Lightbits Labs is working with Intel to make its NVMe/TCP all-flash arrays almost as fast as RoCe and InfiniBand options, which require much more expensive cabling.

And Intel Capital has plunked an undisclosed sum into the startup to help make it happen. Eran Kirzner, Lightbits Labs CEO, issued a quote: “We are excited to partner with Intel Corporation, and our joint solutions will set the bar for generating new ROI metrics for enterprise and cloud customers.”

Lightbits and Intel have demonstrated NVMe/TCP with a 146μs access latency by using Intel’s Ethernet 800 Series network adapters with application device queues (ADQ) technology.

ADQ sets up application specific queues so that high priority packets get dealt with faster. The companies say ADQ enables NVMe oF/TCP to achieve distributed storage performance in the same range as RDMA-based protocols, meaning 100 – 120μs.

The test system also showed up to 70 per cent increase in IOPS at high queue depths. A white paper describes the testing in much more detail.

Composable

The two are so pleased with this that Lightbits will optimise its LightOS to work with an all-flash array using five Intel technologies:

  • Optane persistent memory
  • Intel 3D NAND SSDs based on QLC flash
  • Xeon Scalable processors with artificial intelligence (AI) acceleration capabilities
  • Ethernet 800 Series Network Adapters with Application Device Queues (ADQ) technology.
  • Intel’s FPGAs to handle dedupe and compression

The idea is that Optane DIMMs will make the array operations faster, QLC SSDs will send capacity up and cost/GB down, and the AI-optimised Xeons will speed machine learning and similar work. The LightOS and array will provide a composable and disaggregated storage system.
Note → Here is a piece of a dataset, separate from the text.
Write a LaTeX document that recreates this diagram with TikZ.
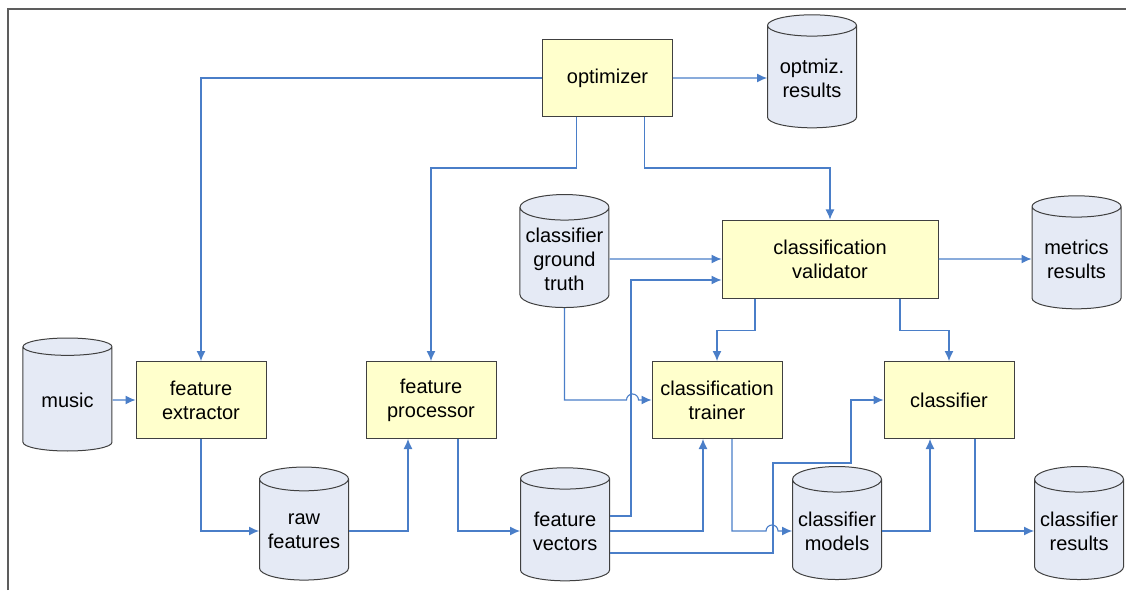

Remi El-Ouazzane, Intel Data Platforms chief strategy and business development officer, said: “The data centre is being transformed, with disaggregation and composability of resources being essential to meet the efficiency requirements needed to address the explosion of data.

“Our differentiated hardware capabilities coupled with Lightbits innovative NVMe over Fabrics software gives our joint customers an exceptional economic solution to address this strategic inflection point.”

Neither Intel nor Lightbits is providing any details on what composability will mean in practice.